Instruction >>
Check each line of the listing, and copy it if it contains the word "draw".

====================

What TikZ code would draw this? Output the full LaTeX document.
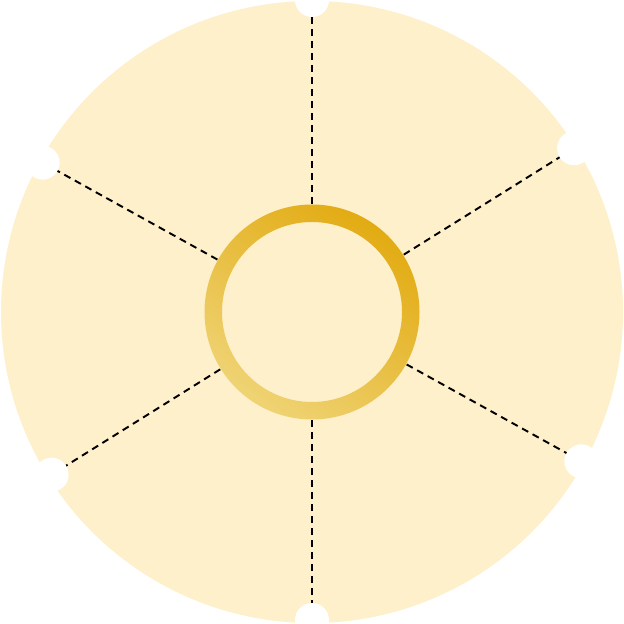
\documentclass[tikz,border=0pt]{standalone}
\usepackage{tikz}
\usetikzlibrary{calc}
\definecolor{cream}{HTML}{FDF0CA}
\definecolor{ringtop}{HTML}{E2AB12}
\definecolor{ringbot}{HTML}{EFD374}
\tikzset{spoke/.style={black,line width=0.55pt,dash pattern=on 0.7mm off 0.5mm},
  notch/.style={fill=white,draw=none}}
\begin{document}
\begin{tikzpicture}
\useasboundingbox (0,0) rectangle (6.24,6.24);
\coordinate (c) at (3.12,3.12);
\fill[cream] (c) circle (3.11);
\node[circle,minimum size=21.5mm,inner sep=0pt] (hub) at (c) {};
% notches round the rim
\foreach \a/\r [count=\i] in {90/3.12,32/3.09,-29/3.08,270/3.08,212/3.07,151/3.08}{
  \coordinate (n\i) at ($(c)+(\a:\r)$);
  \draw[spoke] (hub.\a) -- (n\i);
  \fill[notch] (n\i) circle (0.17);
}
\shade[even odd rule,top color=ringtop,bottom color=ringbot,shading angle=-35]
  (c) circle (1.075) (c) circle (0.90);
\end{tikzpicture}
\end{document}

====================

Task solution >>
What TikZ code would draw this? Output the full LaTeX document.
  notch/.style={fill=white,draw=none}}
  \draw[spoke] (hub.\a) -- (n\i);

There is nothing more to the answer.